As many of you know, “Gun Guru” Col. Jeff Cooper has died. Here’s his last column. He served in World War Two and Korea in the United States Marine Corps. Afterward, he became the “Gun Guru” that at least in part brought us countless concepts and practices, including the Modern Technique, propagating the Four Basic Firearm Safety Rules:
1. All guns are always loaded. Even if they are not, treat them as if they are.
2. Never let the muzzle cover anything you are not willing to destroy. (For those who insist that this particular gun is unloaded, see Rule 1.)
3. Keep your finger off the trigger till your sights are on the target. This is the Golden Rule. Its violation is directly responsible for about 60 percent of negligent discharges.
4. Identify your target, and what is behind it. Never shoot at anything that you have not positively identified;
The concept of the Scout Rifle, from which floweth (at least in my thinking) the SHTF rifle;
Col. Cooper also brought us a lifetime of wisdom in his books and as an Editor at Guns & Ammo Magazine. Cooper’s most influential thoughts for me are found in the introductions to his books. It’s so simple but yet in our day and age it needs to be restated. Here’s the beginning of Principles of Personal Defense:
Some people prey upon other people. Whether we like it or not, this is one of the facts of life. It has always been so and is not going to change… anyone who is aware of his environment knows that the peril of physical assault does exist, and that it exists everywhere and at all times. The police, furthermore, can protect you from it only occasionally.

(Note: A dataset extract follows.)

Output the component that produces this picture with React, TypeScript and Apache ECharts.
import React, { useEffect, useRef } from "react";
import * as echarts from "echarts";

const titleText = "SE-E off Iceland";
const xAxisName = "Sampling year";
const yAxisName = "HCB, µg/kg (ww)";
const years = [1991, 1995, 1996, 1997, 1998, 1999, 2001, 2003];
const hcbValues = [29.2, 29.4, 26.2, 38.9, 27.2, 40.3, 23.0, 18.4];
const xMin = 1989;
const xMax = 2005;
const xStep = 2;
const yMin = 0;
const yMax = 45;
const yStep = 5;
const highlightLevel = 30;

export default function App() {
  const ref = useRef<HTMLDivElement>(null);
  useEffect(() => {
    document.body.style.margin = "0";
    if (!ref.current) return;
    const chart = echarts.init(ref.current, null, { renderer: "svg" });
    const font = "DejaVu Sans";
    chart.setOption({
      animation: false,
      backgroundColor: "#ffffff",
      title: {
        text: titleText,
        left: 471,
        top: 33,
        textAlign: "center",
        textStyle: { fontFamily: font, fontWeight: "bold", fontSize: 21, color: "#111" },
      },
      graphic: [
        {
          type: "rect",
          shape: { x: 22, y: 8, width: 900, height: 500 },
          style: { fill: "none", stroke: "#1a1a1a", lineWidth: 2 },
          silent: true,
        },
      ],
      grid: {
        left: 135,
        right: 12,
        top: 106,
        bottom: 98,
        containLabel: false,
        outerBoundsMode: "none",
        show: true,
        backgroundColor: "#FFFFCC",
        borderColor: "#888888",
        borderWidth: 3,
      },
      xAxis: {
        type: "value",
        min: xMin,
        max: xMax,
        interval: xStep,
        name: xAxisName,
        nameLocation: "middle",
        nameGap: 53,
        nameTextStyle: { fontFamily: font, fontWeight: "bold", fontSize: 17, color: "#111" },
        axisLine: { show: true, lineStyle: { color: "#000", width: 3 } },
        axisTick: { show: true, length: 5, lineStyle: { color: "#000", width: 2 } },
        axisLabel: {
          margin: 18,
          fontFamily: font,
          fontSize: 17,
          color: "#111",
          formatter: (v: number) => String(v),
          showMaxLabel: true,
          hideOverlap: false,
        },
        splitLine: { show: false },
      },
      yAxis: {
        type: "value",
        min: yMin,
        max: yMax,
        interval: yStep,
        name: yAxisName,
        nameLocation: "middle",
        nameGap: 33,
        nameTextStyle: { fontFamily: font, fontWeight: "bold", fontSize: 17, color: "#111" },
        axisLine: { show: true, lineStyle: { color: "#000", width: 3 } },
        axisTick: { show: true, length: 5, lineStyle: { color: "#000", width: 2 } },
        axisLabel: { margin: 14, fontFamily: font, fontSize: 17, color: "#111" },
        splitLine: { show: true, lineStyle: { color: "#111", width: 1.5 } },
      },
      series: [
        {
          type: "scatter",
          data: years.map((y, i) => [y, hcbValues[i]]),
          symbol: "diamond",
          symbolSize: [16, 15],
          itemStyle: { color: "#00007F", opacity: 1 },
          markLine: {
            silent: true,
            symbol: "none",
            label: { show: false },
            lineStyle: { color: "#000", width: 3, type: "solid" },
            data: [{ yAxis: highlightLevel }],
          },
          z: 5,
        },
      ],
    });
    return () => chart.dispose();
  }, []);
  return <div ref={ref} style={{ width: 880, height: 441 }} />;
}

The author assumes that the right of self-defense exists. Some people do not. This booklet is not for them. This is for those who feel that anyone who chooses physically to attack another human being does so at his own peril. In some jurisdictions it is held that the victim of an attacker must, above all, attempt to escape. This is a nice legalistic concept, but it is very often tactically unsound. By the time one has exhausted every means of avoiding conflict it may be too late to save his life. Laws vary, and cannot be memorized encyclopedically; in any case, we are not concerned here about jurisprudence – but about survival. If one lives through a fight, we will assume that he is better off than if he does not, even though he may be thereafter confronted with legal action.
Violent crime is feasible only if its victims are cowards. A victim who fights back makes the whole business impractical. It is true that a victim who fights back may suffer for it, but one who does not almost certainly will suffer for it. And suffer or not, the one who fights back retains his dignity and his self-respect. Any study of the atrocity list of recent years… shows immediately that the victims, by their appalling ineptitude and timidity, virtually assisted in their own murders.
Any man who is a man may not, in honor, submit to threats or violence. But many men who are not cowards are simply unprepared for the fact of human savagery. They have not thought about it,and they just don’t know what to do. When they look right into the face of depravity or violence, they are astonished and confounded. This can be corrected…
But the subject of this work is more basic than technique, being a study of the guiding principles of survival in the face of unprovoked violence on the part of extralegal human assailants. Strategy and tactics are subordinate to the principles of war, just as individual defensive combat is subordinate to the following principles of personal defense.
Read the rest. It’s a short read and very obvious, but instructive just the same. Without Jeff Cooper’s work and ideas, I daresay there are freedoms that would’ve been lost. Rest in peace.